◆ **WHAT TO WORK ON**: Open with the line that has "What D3.js code"; close with the line that has "const eggsTicks = [0, 100, 200];". Retype those lines exactly, images excluded.

◆ **SUPPLIED RECORDS**:
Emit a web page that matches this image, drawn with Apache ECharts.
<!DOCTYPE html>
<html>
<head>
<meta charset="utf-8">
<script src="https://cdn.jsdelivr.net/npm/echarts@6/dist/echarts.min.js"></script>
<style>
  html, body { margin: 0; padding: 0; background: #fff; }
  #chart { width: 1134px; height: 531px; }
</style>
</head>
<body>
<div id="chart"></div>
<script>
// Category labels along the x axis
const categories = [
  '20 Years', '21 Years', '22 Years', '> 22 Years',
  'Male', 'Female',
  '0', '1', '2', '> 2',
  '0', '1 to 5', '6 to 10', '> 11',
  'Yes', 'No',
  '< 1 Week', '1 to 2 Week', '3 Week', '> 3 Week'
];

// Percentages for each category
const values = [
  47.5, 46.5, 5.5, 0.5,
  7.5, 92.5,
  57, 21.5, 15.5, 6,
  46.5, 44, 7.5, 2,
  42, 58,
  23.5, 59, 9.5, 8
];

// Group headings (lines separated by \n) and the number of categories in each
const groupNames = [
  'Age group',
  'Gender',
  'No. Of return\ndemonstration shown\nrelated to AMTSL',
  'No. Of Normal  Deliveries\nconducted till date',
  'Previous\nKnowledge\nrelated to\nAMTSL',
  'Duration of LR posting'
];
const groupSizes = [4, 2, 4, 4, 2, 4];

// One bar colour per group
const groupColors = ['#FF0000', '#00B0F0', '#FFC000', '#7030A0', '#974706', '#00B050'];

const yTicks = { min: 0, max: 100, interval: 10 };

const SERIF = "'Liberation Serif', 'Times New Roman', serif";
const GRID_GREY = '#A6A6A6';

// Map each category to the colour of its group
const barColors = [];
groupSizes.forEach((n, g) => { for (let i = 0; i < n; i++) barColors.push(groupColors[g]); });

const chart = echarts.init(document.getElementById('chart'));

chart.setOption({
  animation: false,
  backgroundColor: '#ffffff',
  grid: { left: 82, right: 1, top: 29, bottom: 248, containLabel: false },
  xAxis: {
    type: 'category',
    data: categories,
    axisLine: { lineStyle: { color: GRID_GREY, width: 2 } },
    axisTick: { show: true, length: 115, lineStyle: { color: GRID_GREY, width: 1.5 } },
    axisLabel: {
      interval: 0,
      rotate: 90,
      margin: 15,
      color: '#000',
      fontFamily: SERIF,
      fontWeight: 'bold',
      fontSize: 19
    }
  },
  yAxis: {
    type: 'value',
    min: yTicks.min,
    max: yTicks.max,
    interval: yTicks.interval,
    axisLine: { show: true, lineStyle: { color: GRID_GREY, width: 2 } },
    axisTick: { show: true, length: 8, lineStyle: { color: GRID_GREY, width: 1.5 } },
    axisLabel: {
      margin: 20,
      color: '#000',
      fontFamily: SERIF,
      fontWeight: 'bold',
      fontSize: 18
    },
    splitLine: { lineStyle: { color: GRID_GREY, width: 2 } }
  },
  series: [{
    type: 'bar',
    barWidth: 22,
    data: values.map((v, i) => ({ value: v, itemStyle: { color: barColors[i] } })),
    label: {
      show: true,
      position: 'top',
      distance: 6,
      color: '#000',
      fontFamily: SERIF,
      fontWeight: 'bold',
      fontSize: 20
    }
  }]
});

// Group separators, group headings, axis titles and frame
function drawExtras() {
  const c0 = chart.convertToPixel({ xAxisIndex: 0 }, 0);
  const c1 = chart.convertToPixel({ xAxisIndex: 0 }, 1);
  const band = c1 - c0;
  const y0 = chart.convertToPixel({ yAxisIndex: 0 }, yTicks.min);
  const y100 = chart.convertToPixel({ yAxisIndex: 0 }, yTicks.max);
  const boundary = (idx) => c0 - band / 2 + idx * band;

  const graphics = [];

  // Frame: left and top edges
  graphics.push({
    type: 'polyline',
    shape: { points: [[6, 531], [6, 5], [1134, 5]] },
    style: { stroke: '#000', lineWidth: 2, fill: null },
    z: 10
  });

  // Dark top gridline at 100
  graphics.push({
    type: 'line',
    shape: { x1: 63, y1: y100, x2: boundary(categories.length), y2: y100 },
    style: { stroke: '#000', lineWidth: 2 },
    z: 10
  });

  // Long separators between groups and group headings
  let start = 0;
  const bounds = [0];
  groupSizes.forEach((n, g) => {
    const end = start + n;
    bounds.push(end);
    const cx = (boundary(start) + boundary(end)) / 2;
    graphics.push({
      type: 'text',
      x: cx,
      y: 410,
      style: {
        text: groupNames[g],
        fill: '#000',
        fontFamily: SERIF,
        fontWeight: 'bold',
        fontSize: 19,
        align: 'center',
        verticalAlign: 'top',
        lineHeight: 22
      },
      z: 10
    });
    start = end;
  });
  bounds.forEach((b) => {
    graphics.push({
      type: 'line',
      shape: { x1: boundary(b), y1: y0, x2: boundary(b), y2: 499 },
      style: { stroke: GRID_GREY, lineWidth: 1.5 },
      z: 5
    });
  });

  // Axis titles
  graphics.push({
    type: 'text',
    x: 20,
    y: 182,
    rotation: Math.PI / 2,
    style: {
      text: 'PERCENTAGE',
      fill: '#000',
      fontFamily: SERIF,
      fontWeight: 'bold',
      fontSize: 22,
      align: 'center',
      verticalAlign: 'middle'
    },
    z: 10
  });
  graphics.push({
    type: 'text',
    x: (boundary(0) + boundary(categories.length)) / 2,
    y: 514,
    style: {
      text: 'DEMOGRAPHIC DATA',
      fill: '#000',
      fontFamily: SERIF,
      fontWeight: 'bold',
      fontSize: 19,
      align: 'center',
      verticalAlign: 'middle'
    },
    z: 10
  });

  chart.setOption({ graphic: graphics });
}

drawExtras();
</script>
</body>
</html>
--
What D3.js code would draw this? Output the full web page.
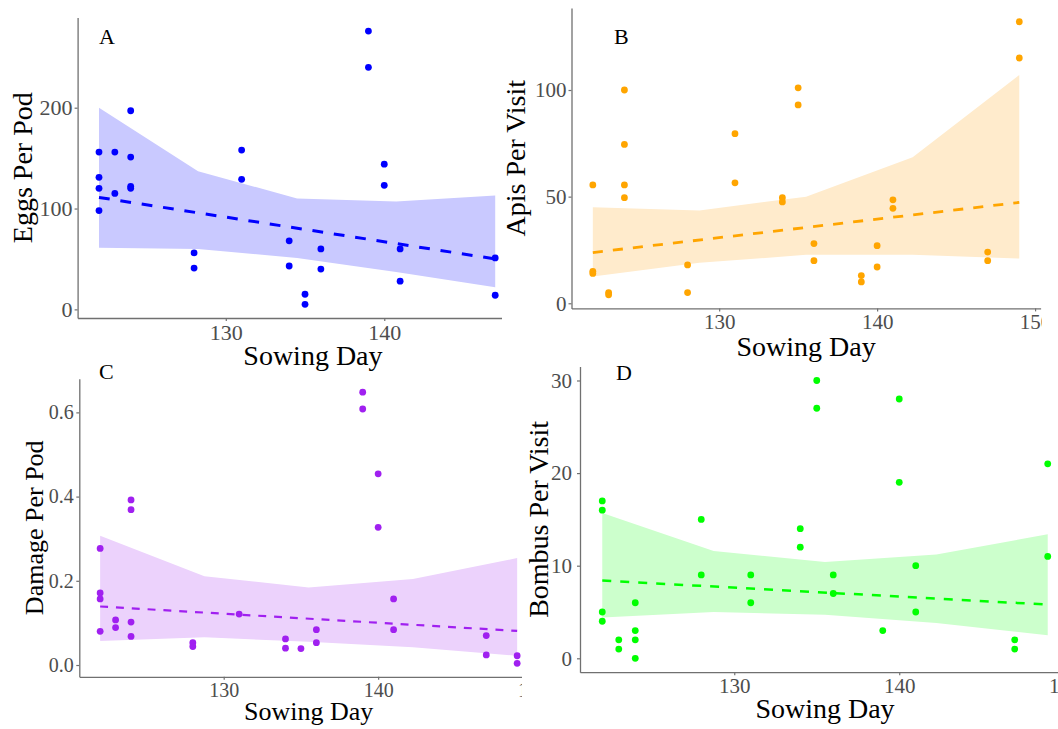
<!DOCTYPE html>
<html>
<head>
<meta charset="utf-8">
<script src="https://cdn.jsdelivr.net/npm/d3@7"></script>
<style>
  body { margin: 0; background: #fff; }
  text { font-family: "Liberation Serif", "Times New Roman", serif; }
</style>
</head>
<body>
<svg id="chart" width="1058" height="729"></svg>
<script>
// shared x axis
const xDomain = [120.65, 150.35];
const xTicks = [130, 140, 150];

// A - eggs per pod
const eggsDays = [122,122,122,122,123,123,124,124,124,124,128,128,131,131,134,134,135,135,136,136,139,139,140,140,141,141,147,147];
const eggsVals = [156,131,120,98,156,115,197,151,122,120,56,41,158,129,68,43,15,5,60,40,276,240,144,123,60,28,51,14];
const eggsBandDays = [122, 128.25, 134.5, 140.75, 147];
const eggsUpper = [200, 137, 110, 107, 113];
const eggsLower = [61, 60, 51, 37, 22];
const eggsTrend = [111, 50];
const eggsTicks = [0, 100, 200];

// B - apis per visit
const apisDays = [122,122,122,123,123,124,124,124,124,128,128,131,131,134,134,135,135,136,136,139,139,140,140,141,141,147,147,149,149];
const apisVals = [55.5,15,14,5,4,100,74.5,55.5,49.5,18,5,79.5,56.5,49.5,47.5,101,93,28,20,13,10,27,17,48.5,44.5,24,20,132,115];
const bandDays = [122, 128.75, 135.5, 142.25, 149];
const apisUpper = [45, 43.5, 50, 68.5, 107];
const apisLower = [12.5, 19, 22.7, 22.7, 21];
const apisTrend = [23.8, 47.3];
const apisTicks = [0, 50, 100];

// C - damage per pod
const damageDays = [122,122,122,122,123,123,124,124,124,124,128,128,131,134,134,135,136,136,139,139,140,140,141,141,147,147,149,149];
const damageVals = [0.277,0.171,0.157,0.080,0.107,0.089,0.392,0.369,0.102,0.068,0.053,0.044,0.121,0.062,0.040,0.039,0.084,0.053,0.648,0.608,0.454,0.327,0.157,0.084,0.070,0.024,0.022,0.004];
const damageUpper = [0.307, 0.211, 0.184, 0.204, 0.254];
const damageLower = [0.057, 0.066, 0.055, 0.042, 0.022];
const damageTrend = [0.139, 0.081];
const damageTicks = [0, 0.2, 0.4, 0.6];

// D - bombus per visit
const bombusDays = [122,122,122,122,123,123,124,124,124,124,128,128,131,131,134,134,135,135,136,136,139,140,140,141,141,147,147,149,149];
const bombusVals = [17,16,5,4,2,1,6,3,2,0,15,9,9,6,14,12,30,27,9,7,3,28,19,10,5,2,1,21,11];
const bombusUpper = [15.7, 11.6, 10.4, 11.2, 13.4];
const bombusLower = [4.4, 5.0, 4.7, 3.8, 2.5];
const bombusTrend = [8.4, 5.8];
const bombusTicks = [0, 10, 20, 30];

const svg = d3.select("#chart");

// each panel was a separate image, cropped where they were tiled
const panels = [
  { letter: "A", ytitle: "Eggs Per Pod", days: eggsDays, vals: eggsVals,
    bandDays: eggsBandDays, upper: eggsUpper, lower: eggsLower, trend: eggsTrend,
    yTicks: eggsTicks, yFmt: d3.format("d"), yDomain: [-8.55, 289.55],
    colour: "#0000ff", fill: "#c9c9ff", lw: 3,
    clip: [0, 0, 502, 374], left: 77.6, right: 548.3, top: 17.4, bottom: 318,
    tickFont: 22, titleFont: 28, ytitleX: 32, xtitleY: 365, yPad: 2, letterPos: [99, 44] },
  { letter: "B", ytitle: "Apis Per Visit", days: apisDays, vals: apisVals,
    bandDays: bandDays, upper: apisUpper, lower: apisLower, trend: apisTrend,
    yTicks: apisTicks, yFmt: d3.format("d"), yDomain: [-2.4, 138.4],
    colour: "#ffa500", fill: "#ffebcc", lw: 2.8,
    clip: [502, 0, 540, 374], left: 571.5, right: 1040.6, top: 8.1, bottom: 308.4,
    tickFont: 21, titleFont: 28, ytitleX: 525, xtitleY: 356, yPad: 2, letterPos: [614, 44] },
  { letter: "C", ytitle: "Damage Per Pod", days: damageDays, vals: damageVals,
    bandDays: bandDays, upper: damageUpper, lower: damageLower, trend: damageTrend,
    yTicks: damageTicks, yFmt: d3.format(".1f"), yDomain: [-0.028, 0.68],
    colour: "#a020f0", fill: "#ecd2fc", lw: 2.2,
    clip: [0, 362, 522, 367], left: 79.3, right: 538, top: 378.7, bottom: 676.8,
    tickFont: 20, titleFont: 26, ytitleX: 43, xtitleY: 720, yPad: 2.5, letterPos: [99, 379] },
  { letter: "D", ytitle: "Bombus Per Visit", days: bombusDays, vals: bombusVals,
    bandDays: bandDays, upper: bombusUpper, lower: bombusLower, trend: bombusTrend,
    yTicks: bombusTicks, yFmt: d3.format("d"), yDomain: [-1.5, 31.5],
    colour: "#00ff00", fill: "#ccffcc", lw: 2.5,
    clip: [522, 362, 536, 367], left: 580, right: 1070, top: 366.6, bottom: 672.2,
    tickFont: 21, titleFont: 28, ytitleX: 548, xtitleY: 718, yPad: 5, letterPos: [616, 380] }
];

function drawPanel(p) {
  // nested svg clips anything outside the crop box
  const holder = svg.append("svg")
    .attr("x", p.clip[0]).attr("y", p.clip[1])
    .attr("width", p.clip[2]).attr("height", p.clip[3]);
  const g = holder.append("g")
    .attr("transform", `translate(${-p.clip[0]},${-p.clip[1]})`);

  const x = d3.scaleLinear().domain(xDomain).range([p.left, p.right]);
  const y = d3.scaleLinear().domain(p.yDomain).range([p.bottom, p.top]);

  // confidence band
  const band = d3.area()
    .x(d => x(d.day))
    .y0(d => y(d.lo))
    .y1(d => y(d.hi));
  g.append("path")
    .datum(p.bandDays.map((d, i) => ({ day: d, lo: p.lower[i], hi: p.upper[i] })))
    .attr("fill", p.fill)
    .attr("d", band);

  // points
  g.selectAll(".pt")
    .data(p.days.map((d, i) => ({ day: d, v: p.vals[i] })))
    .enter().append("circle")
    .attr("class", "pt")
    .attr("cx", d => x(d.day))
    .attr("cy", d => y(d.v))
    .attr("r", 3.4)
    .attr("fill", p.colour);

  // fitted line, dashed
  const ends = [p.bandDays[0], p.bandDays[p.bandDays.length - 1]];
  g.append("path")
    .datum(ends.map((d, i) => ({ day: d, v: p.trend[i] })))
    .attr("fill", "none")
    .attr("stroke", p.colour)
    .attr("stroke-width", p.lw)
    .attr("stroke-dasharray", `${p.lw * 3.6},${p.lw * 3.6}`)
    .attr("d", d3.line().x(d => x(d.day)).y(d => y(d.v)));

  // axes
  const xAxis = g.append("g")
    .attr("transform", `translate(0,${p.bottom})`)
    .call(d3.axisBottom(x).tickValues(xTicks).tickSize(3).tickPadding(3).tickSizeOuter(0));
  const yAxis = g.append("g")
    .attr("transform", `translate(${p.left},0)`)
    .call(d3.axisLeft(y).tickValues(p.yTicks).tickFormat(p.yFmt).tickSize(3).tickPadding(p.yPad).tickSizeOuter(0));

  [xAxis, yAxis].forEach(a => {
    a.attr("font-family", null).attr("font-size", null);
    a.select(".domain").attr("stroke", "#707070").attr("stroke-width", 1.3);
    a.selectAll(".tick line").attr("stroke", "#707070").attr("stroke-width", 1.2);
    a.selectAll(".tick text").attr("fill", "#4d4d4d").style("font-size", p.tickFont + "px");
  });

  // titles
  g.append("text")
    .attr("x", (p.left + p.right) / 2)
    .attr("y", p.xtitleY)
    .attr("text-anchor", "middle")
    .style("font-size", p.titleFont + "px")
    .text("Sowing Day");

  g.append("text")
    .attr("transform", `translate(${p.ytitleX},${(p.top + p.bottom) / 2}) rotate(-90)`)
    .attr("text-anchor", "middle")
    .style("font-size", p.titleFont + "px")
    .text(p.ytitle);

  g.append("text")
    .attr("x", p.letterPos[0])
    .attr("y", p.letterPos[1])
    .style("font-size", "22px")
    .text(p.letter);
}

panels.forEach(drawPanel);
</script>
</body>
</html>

◆ **OUTPUT FOR THIS TASK**:
What D3.js code would draw this? Output the full web page.
<!DOCTYPE html>
<html>
<head>
<meta charset="utf-8">
<script src="https://cdn.jsdelivr.net/npm/d3@7"></script>
<style>
  body { margin: 0; background: #fff; }
  text { font-family: "Liberation Serif", "Times New Roman", serif; }
</style>
</head>
<body>
<svg id="chart" width="1058" height="729"></svg>
<script>
// shared x axis
const xDomain = [120.65, 150.35];
const xTicks = [130, 140, 150];

// A - eggs per pod
const eggsDays = [122,122,122,122,123,123,124,124,124,124,128,128,131,131,134,134,135,135,136,136,139,139,140,140,141,141,147,147];
const eggsVals = [156,131,120,98,156,115,197,151,122,120,56,41,158,129,68,43,15,5,60,40,276,240,144,123,60,28,51,14];
const eggsBandDays = [122, 128.25, 134.5, 140.75, 147];
const eggsUpper = [200, 137, 110, 107, 113];
const eggsLower = [61, 60, 51, 37, 22];
const eggsTrend = [111, 50];
const eggsTicks = [0, 100, 200];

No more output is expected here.